WHAT YOU ARE ASKED TO DO:
Return the material exactly, first line through the line containing "0.086, 0.141, 0.183];", and nothing more. Pictures stay out.

PROVIDED MATERIAL:
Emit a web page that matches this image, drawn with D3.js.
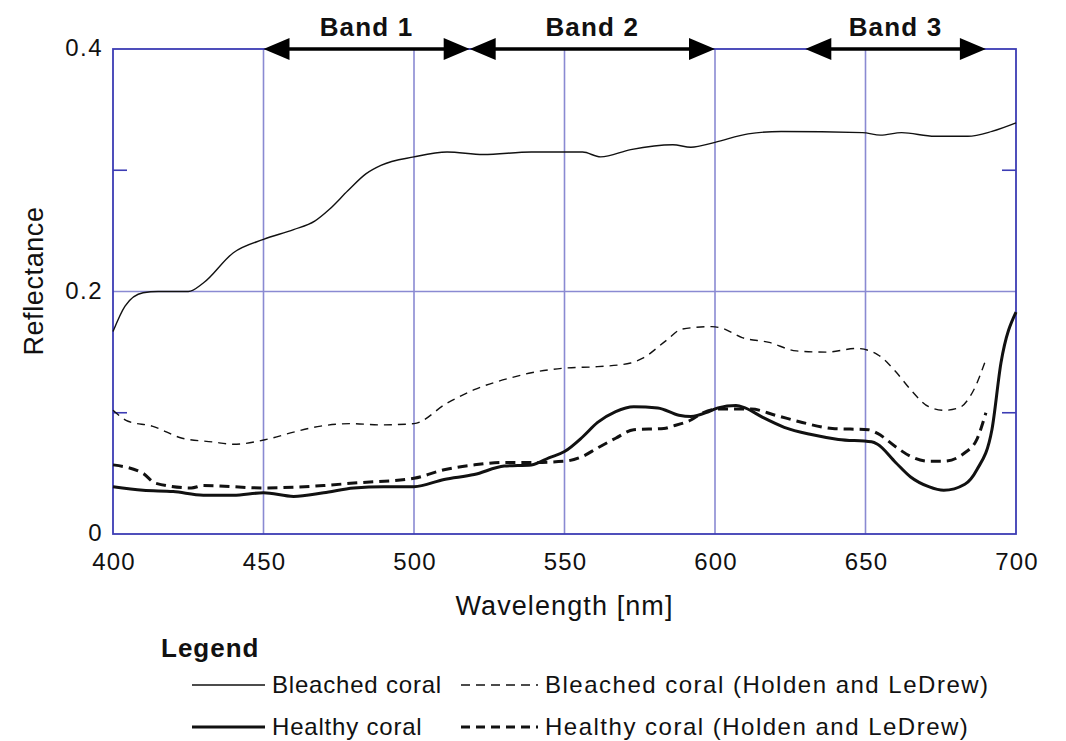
<!DOCTYPE html>
<html>
<head>
<meta charset="utf-8">
<script src="https://cdn.jsdelivr.net/npm/d3@7.9.0/dist/d3.min.js"></script>
<style>
  body { margin: 0; background: #fff; }
  svg { font-family: "Liberation Sans", Arial, sans-serif; fill: #111; }
</style>
</head>
<body>
<svg id="chart" width="1066" height="741"></svg>
<script>
// wavelengths (nm) and reflectance
const bleachedWl = [400, 404, 410, 415, 420, 425, 430, 440, 450, 460, 467, 472, 478, 484, 489, 500, 511, 523, 539, 551, 556, 562, 572, 586, 592, 600, 611, 622, 649, 655, 662, 673, 684, 692, 700];
const bleached   = [0.167, 0.188, 0.199, 0.2, 0.2, 0.2, 0.207, 0.232, 0.243, 0.251, 0.258, 0.268, 0.283, 0.297, 0.304, 0.311, 0.315, 0.313, 0.315, 0.315, 0.315, 0.311, 0.317, 0.321, 0.319, 0.323, 0.330, 0.332, 0.331, 0.329, 0.331, 0.328, 0.328, 0.332, 0.339];

const bleachedHLWl = [400, 405, 413, 423, 433, 440, 451, 460, 469, 479, 489, 500, 511, 520, 534, 539, 551, 561, 572, 576, 584, 589, 599, 602, 609, 618, 627, 637, 647, 654, 660, 665, 671, 676, 681, 686, 690];
const bleachedHL   = [0.102, 0.093, 0.089, 0.079, 0.076, 0.074, 0.078, 0.084, 0.089, 0.091, 0.090, 0.091, 0.108, 0.119, 0.130, 0.133, 0.137, 0.138, 0.141, 0.145, 0.160, 0.169, 0.171, 0.170, 0.162, 0.158, 0.151, 0.150, 0.153, 0.148, 0.134, 0.119, 0.105, 0.102, 0.104, 0.119, 0.144];

const healthyWl = [400, 410, 420, 430, 440, 450, 460, 470, 480, 490, 500, 510, 520, 530, 539, 545, 550, 556, 561, 567, 573, 581, 588, 592, 598, 601, 607, 610, 616, 623, 632, 641, 652, 654, 660, 665, 671, 676, 683, 687, 692, 695, 700];
const healthy   = [0.039, 0.036, 0.035, 0.032, 0.032, 0.034, 0.031, 0.034, 0.038, 0.039, 0.039, 0.045, 0.049, 0.056, 0.057, 0.063, 0.068, 0.080, 0.092, 0.101, 0.105, 0.104, 0.098, 0.097, 0.101, 0.104, 0.106, 0.104, 0.096, 0.088, 0.082, 0.078, 0.076, 0.074, 0.059, 0.047, 0.039, 0.036, 0.041, 0.053, 0.086, 0.141, 0.183];

const healthyHLWl = [400, 410, 414, 426, 430, 450, 470, 480, 500, 510, 520, 530, 539, 550, 556, 561, 567, 573, 583, 586, 592, 596, 601, 612, 620, 629, 639, 651, 654, 660, 665, 671, 676, 683, 687, 690];
const healthyHL   = [0.057, 0.050, 0.042, 0.038, 0.040, 0.038, 0.040, 0.042, 0.046, 0.053, 0.057, 0.059, 0.059, 0.060, 0.064, 0.071, 0.079, 0.086, 0.087, 0.089, 0.094, 0.100, 0.103, 0.103, 0.098, 0.092, 0.087, 0.086, 0.083, 0.072, 0.064, 0.060, 0.060, 0.067, 0.078, 0.100];

const xTicks = [400, 450, 500, 550, 600, 650, 700];
const yLabelTicks = [0, 0.2, 0.4];
const yMinorTicks = [0.1, 0.3];

const bandNames = ["Band 1", "Band 2", "Band 3"];
const bandStart = [450, 518.5, 630];
const bandEnd   = [518.5, 600, 690];

const legendNames = ["Bleached coral", "Healthy coral", "Bleached coral (Holden and LeDrew)", "Healthy coral (Holden and LeDrew)"];

const svg = d3.select('#chart');
const plotL = 113, plotR = 1016, plotT = 49, plotB = 534;

const x = d3.scaleLinear().domain([400, 700]).range([plotL, plotR]);
const y = d3.scaleLinear().domain([0, 0.4]).range([plotB, plotT]);

const frameColor = '#3c3cb4';
const gridColor = '#8a8ad2';

// grid lines
svg.append('g').selectAll('line')
  .data(xTicks.slice(1, -1))
  .enter().append('line')
  .attr('x1', d => x(d)).attr('x2', d => x(d))
  .attr('y1', plotT).attr('y2', plotB)
  .attr('stroke', gridColor).attr('stroke-width', 1.6);

svg.append('line')
  .attr('x1', plotL).attr('x2', plotR)
  .attr('y1', y(0.2)).attr('y2', y(0.2))
  .attr('stroke', gridColor).attr('stroke-width', 1.6);

// minor ticks inside on both sides
yMinorTicks.forEach(t => {
  svg.append('line').attr('x1', plotL).attr('x2', plotL + 14)
    .attr('y1', y(t)).attr('y2', y(t)).attr('stroke', frameColor).attr('stroke-width', 1.6);
  svg.append('line').attr('x1', plotR - 14).attr('x2', plotR)
    .attr('y1', y(t)).attr('y2', y(t)).attr('stroke', frameColor).attr('stroke-width', 1.6);
});

// frame
svg.append('rect')
  .attr('x', plotL).attr('y', plotT)
  .attr('width', plotR - plotL).attr('height', plotB - plotT)
  .attr('fill', 'none').attr('stroke', frameColor).attr('stroke-width', 1.8);

// axis labels
svg.append('g').selectAll('text')
  .data(xTicks)
  .enter().append('text')
  .attr('x', d => x(d) + 1).attr('y', 570)
  .attr('text-anchor', 'middle')
  .attr('font-size', 24).attr('letter-spacing', 1.2)
  .text(d => d);

svg.append('g').selectAll('text')
  .data(yLabelTicks)
  .enter().append('text')
  .attr('x', 103).attr('y', d => y(d) + 7)
  .attr('text-anchor', 'end')
  .attr('font-size', 24).attr('letter-spacing', 1.5)
  .text(d => d === 0 ? '0' : d.toFixed(1));

svg.append('text')
  .attr('x', x(550)).attr('y', 615)
  .attr('text-anchor', 'middle')
  .attr('font-size', 27).attr('letter-spacing', 1.1)
  .text('Wavelength [nm]');

svg.append('text')
  .attr('transform', `translate(43, 281) rotate(-90)`)
  .attr('text-anchor', 'middle')
  .attr('font-size', 27).attr('letter-spacing', 0.6)
  .text('Reflectance');

// curves
const line = d3.line().x(d => x(d[0])).y(d => y(d[1])).curve(d3.curveMonotoneX);
const series = [
  { wl: bleachedWl, v: bleached, w: 1.4, dash: null },
  { wl: healthyWl, v: healthy, w: 3, dash: null },
  { wl: bleachedHLWl, v: bleachedHL, w: 1.4, dash: '8,6' },
  { wl: healthyHLWl, v: healthyHL, w: 3, dash: '10,6' }
];
series.forEach(s => {
  svg.append('path')
    .datum(d3.zip(s.wl, s.v))
    .attr('d', line)
    .attr('fill', 'none')
    .attr('stroke', '#111')
    .attr('stroke-width', s.w)
    .attr('stroke-dasharray', s.dash);
});

// band arrows
const headLen = 26, headHalf = 11;
bandNames.forEach((name, i) => {
  const x0 = x(bandStart[i]), x1 = x(bandEnd[i]), yy = plotT;
  svg.append('line')
    .attr('x1', x0 + headLen - 2).attr('x2', x1 - headLen + 2)
    .attr('y1', yy).attr('y2', yy)
    .attr('stroke', '#000').attr('stroke-width', 3.5);
  svg.append('path')
    .attr('d', `M${x0},${yy} L${x0 + headLen},${yy - headHalf} L${x0 + headLen},${yy + headHalf} Z`)
    .attr('fill', '#000');
  svg.append('path')
    .attr('d', `M${x1},${yy} L${x1 - headLen},${yy - headHalf} L${x1 - headLen},${yy + headHalf} Z`)
    .attr('fill', '#000');
  svg.append('text')
    .attr('x', (x0 + x1) / 2).attr('y', 36)
    .attr('text-anchor', 'middle')
    .attr('font-size', 26).attr('font-weight', 'bold').attr('letter-spacing', 1.2)
    .text(name);
});

// legend
svg.append('text')
  .attr('x', 161).attr('y', 657)
  .attr('font-size', 26).attr('font-weight', 'bold').attr('letter-spacing', 1)
  .text('Legend');

const legRows = [693, 735];
const legCols = [{ lx0: 192, lx1: 265, tx: 272, ls: 0.8 }, { lx0: 461, lx1: 538, tx: 545, ls: 1.5 }];
series.forEach((s, i) => {
  const col = legCols[Math.floor(i / 2)];
  const ry = legRows[i % 2];
  svg.append('line')
    .attr('x1', col.lx0).attr('x2', col.lx1)
    .attr('y1', ry - 8).attr('y2', ry - 8)
    .attr('stroke', '#111').attr('stroke-width', s.w)
    .attr('stroke-dasharray', s.dash ? '9,6' : null);
  svg.append('text')
    .attr('x', col.tx).attr('y', ry)
    .attr('font-size', 24).attr('letter-spacing', col.ls)
    .text(legendNames[i]);
});
</script>
</body>
</html>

TASK RESPONSE:
Emit a web page that matches this image, drawn with D3.js.
<!DOCTYPE html>
<html>
<head>
<meta charset="utf-8">
<script src="https://cdn.jsdelivr.net/npm/d3@7.9.0/dist/d3.min.js"></script>
<style>
  body { margin: 0; background: #fff; }
  svg { font-family: "Liberation Sans", Arial, sans-serif; fill: #111; }
</style>
</head>
<body>
<svg id="chart" width="1066" height="741"></svg>
<script>
// wavelengths (nm) and reflectance
const bleachedWl = [400, 404, 410, 415, 420, 425, 430, 440, 450, 460, 467, 472, 478, 484, 489, 500, 511, 523, 539, 551, 556, 562, 572, 586, 592, 600, 611, 622, 649, 655, 662, 673, 684, 692, 700];
const bleached   = [0.167, 0.188, 0.199, 0.2, 0.2, 0.2, 0.207, 0.232, 0.243, 0.251, 0.258, 0.268, 0.283, 0.297, 0.304, 0.311, 0.315, 0.313, 0.315, 0.315, 0.315, 0.311, 0.317, 0.321, 0.319, 0.323, 0.330, 0.332, 0.331, 0.329, 0.331, 0.328, 0.328, 0.332, 0.339];

const bleachedHLWl = [400, 405, 413, 423, 433, 440, 451, 460, 469, 479, 489, 500, 511, 520, 534, 539, 551, 561, 572, 576, 584, 589, 599, 602, 609, 618, 627, 637, 647, 654, 660, 665, 671, 676, 681, 686, 690];
const bleachedHL   = [0.102, 0.093, 0.089, 0.079, 0.076, 0.074, 0.078, 0.084, 0.089, 0.091, 0.090, 0.091, 0.108, 0.119, 0.130, 0.133, 0.137, 0.138, 0.141, 0.145, 0.160, 0.169, 0.171, 0.170, 0.162, 0.158, 0.151, 0.150, 0.153, 0.148, 0.134, 0.119, 0.105, 0.102, 0.104, 0.119, 0.144];

const healthyWl = [400, 410, 420, 430, 440, 450, 460, 470, 480, 490, 500, 510, 520, 530, 539, 545, 550, 556, 561, 567, 573, 581, 588, 592, 598, 601, 607, 610, 616, 623, 632, 641, 652, 654, 660, 665, 671, 676, 683, 687, 692, 695, 700];
const healthy   = [0.039, 0.036, 0.035, 0.032, 0.032, 0.034, 0.031, 0.034, 0.038, 0.039, 0.039, 0.045, 0.049, 0.056, 0.057, 0.063, 0.068, 0.080, 0.092, 0.101, 0.105, 0.104, 0.098, 0.097, 0.101, 0.104, 0.106, 0.104, 0.096, 0.088, 0.082, 0.078, 0.076, 0.074, 0.059, 0.047, 0.039, 0.036, 0.041, 0.053, 0.086, 0.141, 0.183];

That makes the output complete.